Nana Eziaku IV, the Divisional Chief of the Ahanta Traditional area has entreated inhabitants to resort to the palace for dispute redresses and settlements to promote peaceful coexistence.
He said the court system over the years had not ensured the unity of communities aside from heavy sentences and remands, which had created congestion and even produced more criminals for the society.
Nana Eziaku IV said the adversarial nature of judicial case settlement could never be compared to what the palaces used to do in the past and called for more attention to the palace as an avenue for Alternative Dispute Resolution.
The chief was speaking at a durbar organised by HURDS Foundation in partnership with the Commonwealth Human Rights Initiatives for two communities: Agona-Nkwanta in the Ahanta West District and Aboadze in the Shama District.
The two communities were exposed to opportunities in the Alternative Dispute Resolution Act and the Case Tracking System introduced in 2018 to ensure speedy as well as proper records of all cases in the Judicial system.

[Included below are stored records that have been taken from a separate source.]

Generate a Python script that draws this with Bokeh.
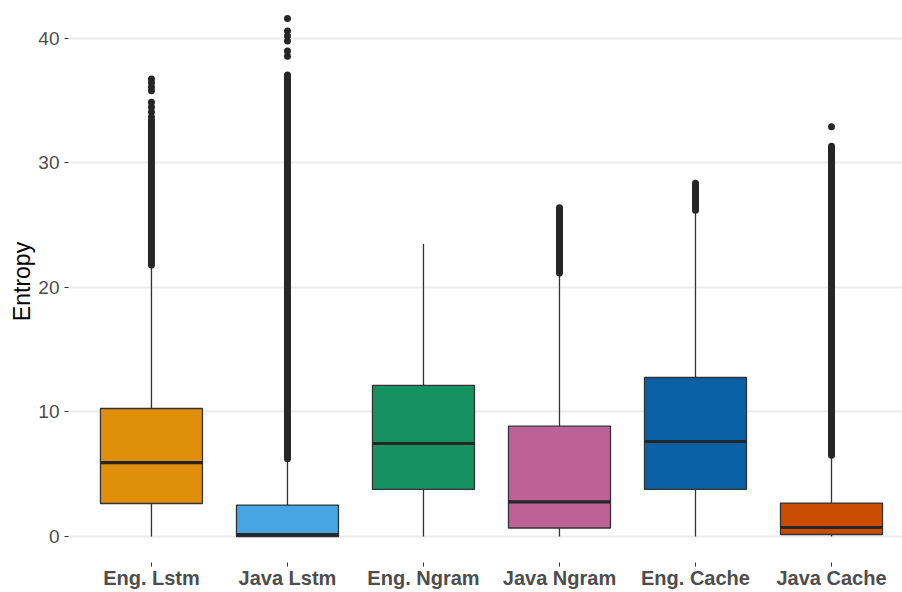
import numpy as np
from bokeh.plotting import figure
from bokeh.models import Range1d, FixedTicker
from bokeh.embed import file_html
from bokeh.resources import INLINE

# ---- data ----
categories = ["Eng. Lstm", "Java Lstm", "Eng. Ngram", "Java Ngram", "Eng. Cache", "Java Cache"]
colors = ["#E08F0B", "#47A5E3", "#169161", "#BD6196", "#0B60A5", "#CB4D03"]
lower_whisker = [0.0, 0.0, 0.0, 0.0, 0.0, 0.0]
q1 = [2.65, 0.0, 3.78, 0.68, 3.78, 0.16]
median = [5.94, 0.15, 7.47, 2.78, 7.63, 0.72]
q3 = [10.28, 2.52, 12.13, 8.86, 12.77, 2.68]
upper_whisker = [21.6, 6.15, 23.5, 21.0, 26.0, 6.4]
# dense runs of outliers (continuous columns of points)
outlier_run_lo = [21.8, 6.25, np.nan, 21.16, 26.2, 6.52]
outlier_run_hi = [33.4, 37.07, np.nan, 26.4, 28.37, 31.34]
# isolated outliers
iso_cat = ["Eng. Lstm"] * 8 + ["Java Lstm"] * 6 + ["Java Cache"]
iso_val = [36.75, 36.45, 36.1, 35.8, 34.88, 34.5, 34.1, 33.7,
           41.6, 40.6, 40.2, 39.8, 39.0, 38.57,
           32.9]
y_ticks = [0, 10, 20, 30, 40]

box_width = 0.75
x = np.arange(1, len(categories) + 1)
pos = {c: i + 1 for i, c in enumerate(categories)}
iso_x = [pos[c] for c in iso_cat]

p = figure(width=902, height=592, output_backend="svg", toolbar_location=None,
           x_range=Range1d(0.39, 6.522), y_range=Range1d(-2.09, 43.05),
           min_border_left=68, min_border_right=0, min_border_top=0, min_border_bottom=30)

p.outline_line_color = None
p.background_fill_color = "white"
p.border_fill_color = "white"

# grid
p.xgrid.grid_line_color = None
p.ygrid.grid_line_color = "#EBEBEB"
p.ygrid.grid_line_width = 2
p.yaxis.ticker = FixedTicker(ticks=y_ticks)
p.xaxis.ticker = FixedTicker(ticks=list(x))
p.xaxis.major_label_overrides = {int(i): c for i, c in zip(x, categories)}

for ax in (p.xaxis, p.yaxis):
    ax.axis_line_color = None
    ax.major_tick_line_color = "#333333"
    ax.major_tick_line_width = 1
    ax.major_tick_in = 0
    ax.major_tick_out = 4
    ax.minor_tick_line_color = None
    ax.major_label_text_font = "Liberation Sans"
    ax.major_label_text_color = "#4D4D4D"

p.yaxis.major_label_text_font_size = "19px"
p.yaxis.major_label_standoff = 5
p.yaxis.axis_label = "Entropy"
p.yaxis.axis_label_text_font = "Liberation Sans"
p.yaxis.axis_label_text_font_size = "23px"
p.yaxis.axis_label_text_font_style = "normal"
p.yaxis.axis_label_text_color = "black"
p.yaxis.axis_label_standoff = 0

p.xaxis.major_label_text_font_size = "20px"
p.xaxis.major_label_text_font_style = "bold"
p.xaxis.major_label_standoff = 0

line_col = "#333333"
# whiskers
p.segment(x0=x, y0=q3, x1=x, y1=upper_whisker, line_color=line_col, line_width=1.3)
p.segment(x0=x, y0=lower_whisker, x1=x, y1=q1, line_color=line_col, line_width=1.3)
# outlier runs
p.segment(x0=x, y0=outlier_run_lo, x1=x, y1=outlier_run_hi, line_color="#262626",
          line_width=7, line_cap="round")
p.scatter(iso_x, iso_val, size=7, fill_color="#262626", line_color=None)
# boxes
p.vbar(x=x, width=box_width, bottom=q1, top=q3, fill_color=colors,
       line_color=line_col, line_width=1.3)
# medians
p.segment(x0=x - box_width / 2, y0=median, x1=x + box_width / 2, y1=median,
          line_color="#262626", line_width=3.2)

open("out.html", "w").write(file_html(p, INLINE))
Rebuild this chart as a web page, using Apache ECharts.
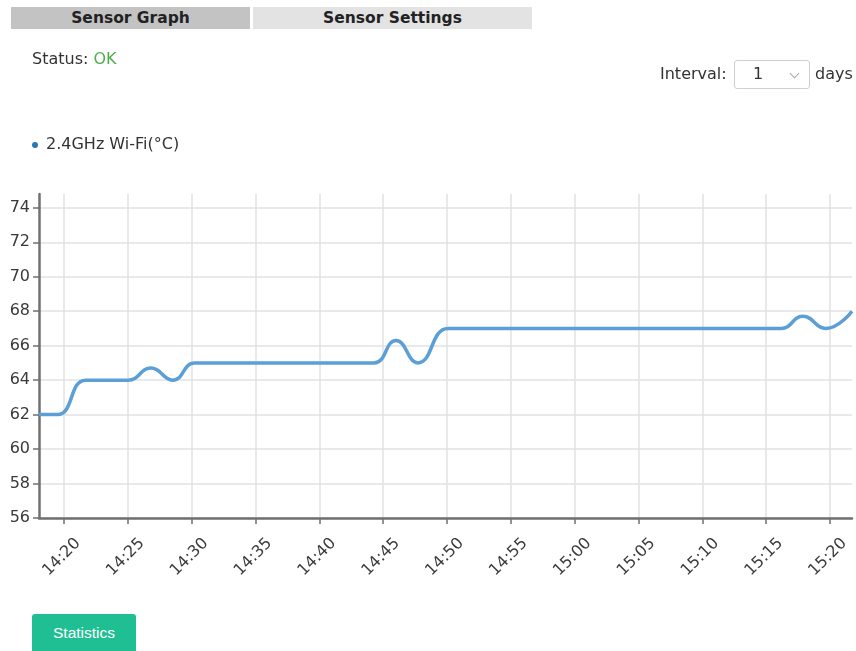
<!DOCTYPE html>
<html>
<head>
<meta charset="utf-8">
<script src="https://cdn.jsdelivr.net/npm/echarts@6/dist/echarts.min.js"></script>
<style>
  html, body { margin: 0; padding: 0; background: #fff; }
  body { width: 856px; height: 651px; position: relative; overflow: hidden;
         font-family: "DejaVu Sans", Verdana, sans-serif; color: #333; }
  #chart { position: absolute; left: 0; top: 0; width: 856px; height: 651px; }
  .tab { position: absolute; top: 7px; height: 22px; line-height: 22px; text-align: center;
         font-weight: bold; font-size: 15.5px; color: #222; }
  #tab1 { left: 11px; width: 239px; background: #c3c3c3; }
  #tab2 { left: 253px; width: 279px; background: #e3e3e3; }
  #status { position: absolute; left: 32px; top: 49px; font-size: 16px; line-height: 20px; color: #333; }
  #status span { color: #4caf50; }
  .lbl { position: absolute; font-size: 16px; line-height: 20px; color: #333; top: 64px; }
  #ivl { left: 660px; }
  #days { left: 815px; }
  #sel { position: absolute; left: 734px; top: 60px; width: 74px; height: 27px; border: 1px solid #cfcfcf;
         border-radius: 3px; }
  #sel .v { position: absolute; left: 18px; top: 3px; font-size: 16px; line-height: 20px; color: #333; }
  #sel .c { position: absolute; left: 56px; top: 9px; width: 6px; height: 6px;
            border-right: 1px solid #aaa; border-bottom: 1px solid #aaa; transform: rotate(45deg); }
  #stats { position: absolute; left: 32px; top: 614px; width: 104px; height: 40px; background: #1fbf93;
           border-radius: 3px; color: #fff; font-family: "Liberation Sans", Arial, sans-serif; font-size: 15.5px;
           text-align: center; line-height: 38px; }
</style>
</head>
<body>
<div id="chart"></div>
<div class="tab" id="tab1">Sensor Graph</div>
<div class="tab" id="tab2">Sensor Settings</div>
<div id="status">Status: <span>OK</span></div>
<div class="lbl" id="ivl">Interval:</div>
<div id="sel"><span class="v">1</span><span class="c"></span></div>
<div class="lbl" id="days">days</div>
<div id="stats">Statistics</div>
<script>
// Temperature readings of the 2.4GHz Wi-Fi sensor
var seriesName = '2.4GHz Wi-Fi(°C)';
var day = '2024-01-01 ';
var sampleTimes = [
  '14:18:03', '14:19:30', '14:21:42', '14:23:17',
  '14:25:01', '14:26:49', '14:28:32', '14:30:15',
  '14:31:59', '14:33:42', '14:35:26', '14:37:09',
  '14:38:52', '14:40:36', '14:42:24', '14:44:17',
  '14:46:00', '14:47:43', '14:50:05', '14:51:50',
  '14:53:30', '14:55:10', '14:56:50', '14:58:30',
  '15:00:10', '15:01:50', '15:03:30', '15:05:10',
  '15:06:50', '15:08:30', '15:10:10', '15:11:50',
  '15:13:30', '15:16:09', '15:17:52', '15:19:40',
  '15:21:43'
];
var temperatures = [
  62, 62, 64, 64,
  64, 64.7, 64, 65,
  65, 65, 65, 65,
  65, 65, 65, 65,
  66.3, 65, 67, 67,
  67, 67, 67, 67,
  67, 67, 67, 67,
  67, 67, 67, 67,
  67, 67, 67.7, 67,
  68
];
var tickLabels = ['14:20', '14:25', '14:30', '14:35', '14:40', '14:45', '14:50',
                  '14:55', '15:00', '15:05', '15:10', '15:15', '15:20'];
var yMin = 56, yMax = 74.8, yStep = 2;

function toMs(hms) { return new Date((day + hms).replace(' ', 'T')).getTime(); }
function pad2(n) { return (n < 10 ? '0' : '') + n; }

var points = sampleTimes.map(function (t, i) { return [toMs(t), temperatures[i]]; });
var tickValues = tickLabels.map(function (l) { return toMs(l + ':00'); });

var chart = echarts.init(document.getElementById('chart'), null, { renderer: 'canvas' });
var axisColor = '#707070';
var fontFamily = 'DejaVu Sans, Verdana, sans-serif';

chart.setOption({
  animation: false,
  legend: {
    left: 27, top: 132,
    icon: 'circle', itemWidth: 6, itemHeight: 6, itemGap: 4,
    textStyle: { color: '#333', fontSize: 16, fontFamily: fontFamily, padding: [0, 0, 0, 3] },
    data: [seriesName]
  },
  grid: { left: 39, right: 4, top: 194, bottom: 133, containLabel: false },
  xAxis: {
    type: 'value',
    min: points[0][0],
    max: points[points.length - 1][0],
    axisLine: { lineStyle: { color: axisColor, width: 2.5 } },
    axisTick: { show: true, length: 6, customValues: tickValues, lineStyle: { color: axisColor, width: 1.5 } },
    axisLabel: {
      customValues: tickValues,
      rotate: 45, margin: 37, align: 'center', verticalAlign: 'middle',
      padding: [0, 6, 6, 0],
      fontSize: 16, color: '#3a3a3a', fontFamily: fontFamily,
      formatter: function (v) {
        var d = new Date(v);
        return pad2(d.getHours()) + ':' + pad2(d.getMinutes());
      }
    },
    splitLine: { show: true, lineStyle: { color: '#e2e2e2', width: 1.5 } }
  },
  yAxis: {
    type: 'value',
    min: yMin, max: yMax, interval: yStep,
    axisLine: { show: true, lineStyle: { color: axisColor, width: 2.5 } },
    axisTick: { show: true, length: 6, lineStyle: { color: axisColor, width: 1.5 } },
    axisLabel: { margin: 9, showMaxLabel: false, fontSize: 16, color: '#3a3a3a', fontFamily: fontFamily },
    splitLine: { show: true, showMaxLine: false, lineStyle: { color: '#e2e2e2', width: 1.5 } }
  },
  series: [{
    name: seriesName,
    type: 'line',
    data: points,
    smooth: 0.5,
    showSymbol: false,
    symbol: 'circle',
    itemStyle: { color: '#2e75b6' },
    lineStyle: { color: '#5b9fd6', width: 3.5 }
  }]
});
</script>
</body>
</html>
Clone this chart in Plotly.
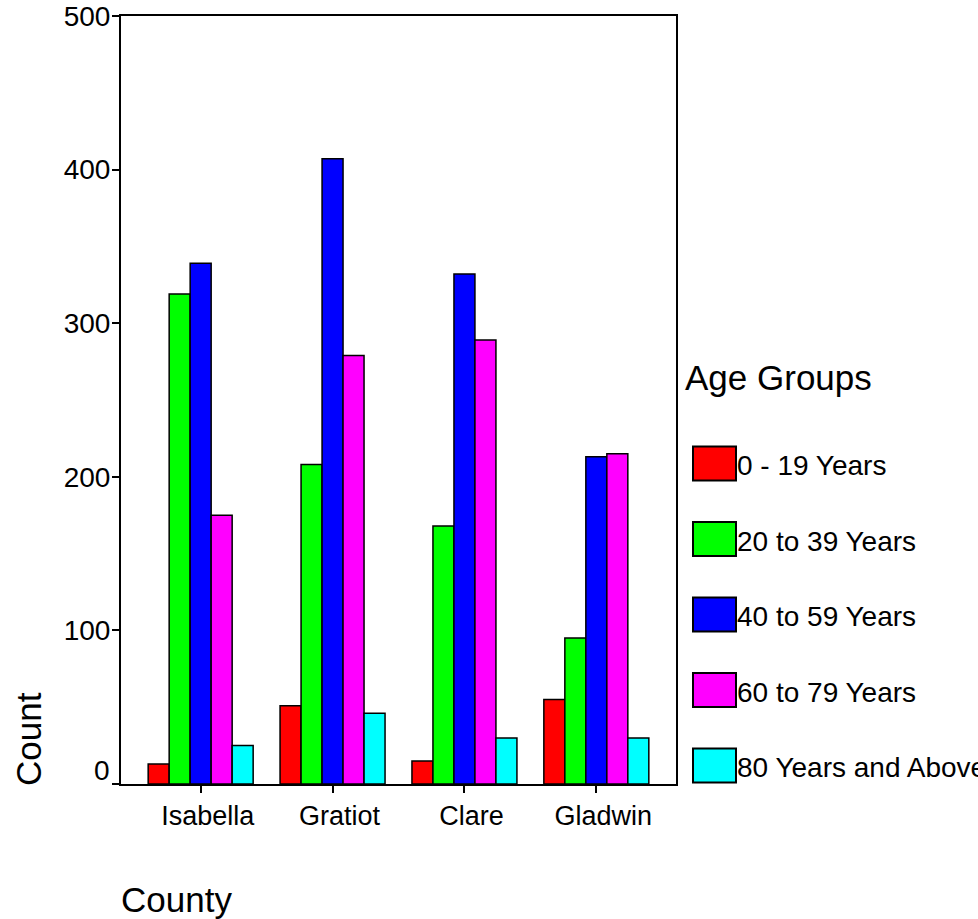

Superintendent Valentine Akposu, the District Commander of Ahanta West bemoaned the increasing rate of incest and other sexual offences in the area and urged them to be law abiding.
He said the laws did not only protect the citizenry but also had punitive measures to ensure the sanctity of society.
Ms Eva Ankrah, the Executive Director of HURDS Foundation said there was a need for the amendment of the ADR Acts to include petty offences that had increased the overcrowding of the prisons.
She encouraged the communities to follow up on the Case Tracking System and use ADR for amicable settlement and peaceful coexistence.
She also encouraged the communities to be interested in issues such as the Case Tracking System and follow up to see how the mandated organisations were implementing it.